> **TASK INSTRUCTIONS**: Your task is to retype the lines from the opening of the material through the line that includes "plt.rcParams['font.family'] = ['Liberation". Do not copy the pictures.

> **DATA SUPPLIED**:

— Begin —

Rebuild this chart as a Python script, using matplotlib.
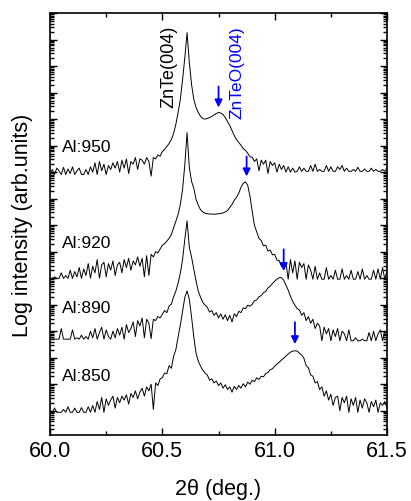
import numpy as np
import matplotlib
matplotlib.use("Agg")
import matplotlib.pyplot as plt
from matplotlib.ticker import LogLocator, MultipleLocator, NullFormatter

plt.rcParams['font.family'] = ['Liberation Sans', 'DejaVu Sans']

# 2theta scan in 0.01 deg steps
two_theta = np.round(np.arange(60.0, 61.5001, 0.01), 2)

# log10 of intensity (curves already offset)
logI_950 = [8.91, 9.10, 8.91, 9.15, 9.05, 8.91, 9.18, 8.91, 9.12, 8.95,
            9.20, 8.91, 9.05, 9.15, 8.91, 8.91, 9.10, 8.91, 9.20, 9.00,
            9.35, 8.91, 9.40, 9.05, 9.30, 8.91, 9.25, 9.10, 9.35, 9.15,
            9.40, 9.00, 9.45, 9.15, 9.50, 8.95, 9.40, 9.30, 9.55, 9.10,
            9.50, 9.45, 9.30, 9.55, 9.40, 8.85, 9.55, 9.50, 9.65, 9.60,
            9.78, 9.86, 9.97, 10.08, 10.23, 10.46, 10.80, 11.25, 11.74, 12.49,
            13.32, 14.26, 13.13, 12.30, 11.74, 11.44, 11.25, 11.10, 11.02, 11.00,
            11.02, 11.06, 11.10, 11.16, 11.21, 11.25, 11.23, 11.17, 11.06, 10.91,
            10.76, 10.57, 10.38, 10.23, 10.12, 10.01, 9.89, 9.82, 9.71, 9.58,
            9.56, 9.40, 9.50, 9.05, 9.45, 9.30, 9.45, 8.95, 9.40, 9.25,
            9.35, 9.00, 9.30, 9.10, 9.25, 9.00, 9.20, 9.00, 9.15, 9.00,
            9.03, 9.20, 9.03, 9.15, 9.03, 9.03, 9.25, 9.03, 9.30, 9.03,
            9.10, 9.03, 9.03, 9.25, 9.03, 9.20, 9.03, 9.03, 9.20, 9.10,
            9.25, 9.03, 9.15, 9.03, 9.03, 9.10, 9.03, 9.18, 9.03, 9.03,
            9.12, 9.03, 9.03, 9.15, 9.03, 9.10, 9.03, 9.03, 9.10, 9.03, 9.15]

logI_920 = [4.99, 4.99, 5.05, 4.99, 4.99, 5.20, 4.99, 5.10, 4.99, 5.30,
            4.99, 5.25, 5.05, 5.40, 4.99, 5.35, 5.10, 5.55, 5.00, 5.45,
            5.20, 5.70, 5.00, 5.50, 5.60, 5.05, 5.55, 5.30, 5.65, 5.10,
            5.50, 5.60, 5.20, 5.70, 5.40, 5.75, 5.30, 5.65, 5.50, 5.80,
            5.45, 5.75, 5.05, 5.85, 5.10, 5.90, 5.80, 6.00, 5.95, 6.10,
            6.24, 6.30, 6.40, 6.50, 6.65, 6.90, 7.15, 7.40, 7.78, 8.35,
            9.29, 10.49, 9.18, 8.65, 8.39, 7.97, 7.75, 7.58, 7.50, 7.45,
            7.43, 7.42, 7.42, 7.41, 7.42, 7.43, 7.44, 7.46, 7.50, 7.55,
            7.67, 7.78, 7.94, 8.05, 8.20, 8.43, 8.58, 8.63, 8.50, 8.09,
            7.52, 6.99, 6.75, 6.50, 6.42, 6.22, 6.25, 6.02, 6.06, 5.88,
            5.90, 5.68, 5.66, 5.45, 5.40, 5.60, 4.96, 5.70, 5.20, 5.65,
            4.96, 5.60, 5.40, 5.55, 4.96, 5.50, 5.30, 4.96, 5.45, 4.96,
            5.20, 4.96, 4.96, 5.40, 4.96, 5.10, 4.96, 5.30, 4.96, 4.96,
            5.35, 4.96, 5.10, 4.96, 5.30, 4.96, 4.96, 5.25, 4.96, 5.35,
            4.96, 5.10, 4.96, 4.96, 5.30, 4.96, 5.35, 4.96, 5.40, 4.96, 5.30]

logI_890 = [2.70, 2.70, 2.70, 2.70, 2.70, 3.10, 2.70, 2.70, 2.70, 2.70,
            3.05, 2.70, 2.75, 2.70, 2.85, 2.70, 2.80, 2.70, 3.00, 2.75,
            3.10, 2.70, 2.95, 3.15, 2.70, 3.05, 2.80, 2.70, 3.00, 2.75,
            3.10, 2.85, 3.15, 2.70, 3.25, 2.95, 3.10, 3.35, 2.80, 3.40,
            3.20, 3.50, 2.75, 3.45, 3.30, 2.72, 3.45, 3.40, 3.55, 3.50,
            3.64, 3.78, 3.70, 3.95, 4.02, 4.30, 4.51, 4.81, 5.19, 5.71,
            6.47, 7.16, 6.17, 5.79, 5.34, 4.89, 4.51, 4.28, 4.09, 3.98,
            3.90, 3.72, 3.78, 3.60, 3.70, 3.50, 3.65, 3.45, 3.62, 3.40,
            3.60, 3.35, 3.66, 3.55, 3.75, 3.70, 3.88, 3.85, 3.98, 3.94,
            4.02, 4.15, 4.18, 4.30, 4.34, 4.45, 4.50, 4.63, 4.70, 4.80,
            4.89, 4.96, 5.02, 5.02, 4.92, 4.73, 4.55, 4.32, 4.13, 3.98,
            3.85, 3.80, 3.60, 3.70, 3.40, 3.55, 3.30, 3.45, 3.10, 3.30,
            3.20, 2.64, 3.15, 2.90, 3.10, 2.64, 3.05, 2.80, 3.10, 2.64,
            3.00, 2.90, 2.64, 3.05, 2.64, 2.64, 2.75, 2.64, 2.64, 2.70,
            2.64, 2.64, 2.95, 2.64, 3.00, 2.64, 2.90, 3.05, 2.64, 3.00, 2.90]

logI_850 = [-0.06, -0.06, 0.10, -0.06, -0.06, -0.06, 0.05, -0.06, 0.15, -0.06,
            -0.06, 0.10, -0.06, -0.06, 0.12, -0.06, -0.06, 0.15, -0.06, 0.20,
            -0.06, 0.35, 0.05, 0.50, -0.06, 0.45, 0.20, 0.40, 0.55, 0.10,
            0.50, 0.30, 0.55, 0.40, 0.60, 0.25, 0.65, 0.50, 0.75, 0.45,
            0.70, 0.85, 0.55, 0.90, 0.75, 1.00, 0.05, 1.05, 0.95, 1.20,
            1.25, 1.42, 1.40, 1.70, 1.60, 2.05, 2.30, 2.78, 3.23, 3.75,
            4.28, 4.52, 4.21, 3.53, 2.78, 2.17, 1.87, 1.68, 1.53, 1.42,
            1.35, 1.15, 1.20, 1.05, 1.12, 0.95, 1.05, 0.85, 0.98, 0.80,
            0.90, 0.70, 0.92, 0.80, 0.95, 0.85, 1.02, 0.90, 1.08, 1.00,
            1.15, 1.10, 1.24, 1.18, 1.30, 1.28, 1.40, 1.44, 1.55, 1.58,
            1.68, 1.76, 1.83, 1.91, 1.98, 2.06, 2.14, 2.21, 2.25, 2.26,
            2.25, 2.17, 2.10, 1.98, 1.70, 1.62, 1.35, 1.30, 1.05, 1.10,
            0.80, 0.90, 0.55, 0.75, 0.40, 0.62, 0.20, 0.50, 0.55, 0.00,
            0.50, 0.30, 0.55, -0.06, 0.45, 0.20, 0.50, -0.06, 0.40, 0.10,
            0.45, 0.30, -0.06, 0.35, 0.15, 0.40, -0.06, 0.30, 0.20, 0.35, 0.10]

samples = ["Al:950", "Al:920", "Al:890", "Al:850"]
curves = [logI_950, logI_920, logI_890, logI_850]
label_logy = [9.97, 6.35, 3.91, 1.31]

# ZnTeO(004) arrows: position, tail and tip (log10 intensity)
arrow_x = [60.75, 60.875, 61.04, 61.09]
arrow_tail = [12.23, 9.59, 6.09, 3.34]
arrow_tip = [11.44, 8.84, 5.27, 2.51]

fig = plt.figure(figsize=(4.11, 5.02), dpi=100)
ax = fig.add_axes([0.1217, 0.1315, 0.82, 0.8405])

for name, logI, ly in zip(samples, curves, label_logy):
    ax.plot(two_theta, 10 ** np.array(logI), color='black', lw=0.7)
    ax.text(60.053, 10 ** ly, name, fontsize=12.5, ha='left', va='center')

for x, t0, t1 in zip(arrow_x, arrow_tail, arrow_tip):
    ax.annotate("", xy=(x, 10 ** t1), xytext=(x, 10 ** t0),
                arrowprops=dict(arrowstyle='-|>', color='blue', lw=1.3,
                                mutation_scale=11, shrinkA=0, shrinkB=0))

ax.text(60.527, 10 ** 11.44, "ZnTe(004)", rotation=90, fontsize=13,
        ha='center', va='bottom')
ax.text(60.831, 10 ** 11.06, "ZnTeO(004)", rotation=90, fontsize=12.5,
        color='blue', ha='center', va='bottom')

ax.set_yscale('log')
ax.set_xlim(60.0, 61.5)
ax.set_ylim(10 ** -0.915, 10 ** 15.0)

ax.xaxis.set_major_locator(MultipleLocator(0.5))
ax.xaxis.set_minor_locator(MultipleLocator(0.25))
ax.xaxis.set_major_formatter(plt.FormatStrFormatter('%.1f'))
ax.yaxis.set_major_locator(LogLocator(base=10, numticks=40))
ax.yaxis.set_minor_locator(LogLocator(base=10, subs=np.arange(2, 10), numticks=40))
ax.yaxis.set_major_formatter(NullFormatter())
ax.yaxis.set_minor_formatter(NullFormatter())

ax.tick_params(which='both', direction='in', top=True, right=True, width=1.0)
ax.tick_params(which='major', length=5, labelsize=15.5)
ax.tick_params(which='minor', length=3)
for s in ax.spines.values():
    s.set_linewidth(1.2)

ax.set_xlabel("2θ (deg.)", fontsize=15.5, labelpad=12)
ax.set_ylabel("Log intensity (arb.units)", fontsize=15.5, labelpad=9)

fig.savefig("out.png", dpi=100)
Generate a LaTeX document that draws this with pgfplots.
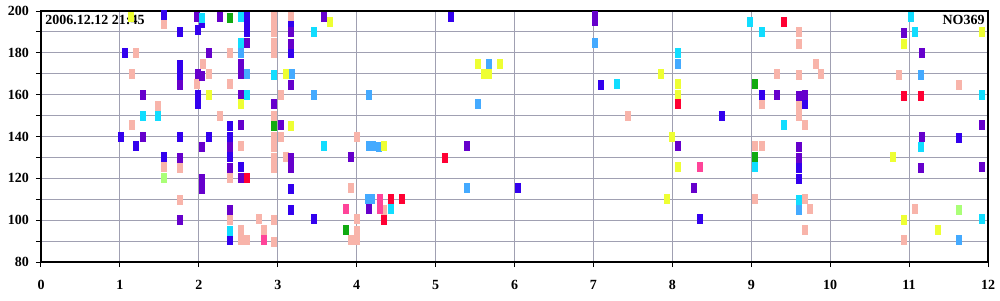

— End —

> **TASK SOLUTION**:
Rebuild this chart as a Python script, using matplotlib.
import numpy as np
import matplotlib
matplotlib.use("Agg")
import matplotlib.pyplot as plt
from matplotlib.ticker import LogLocator, MultipleLocator, NullFormatter

plt.rcParams['font.family'] = ['Liberation Sans', 'DejaVu Sans']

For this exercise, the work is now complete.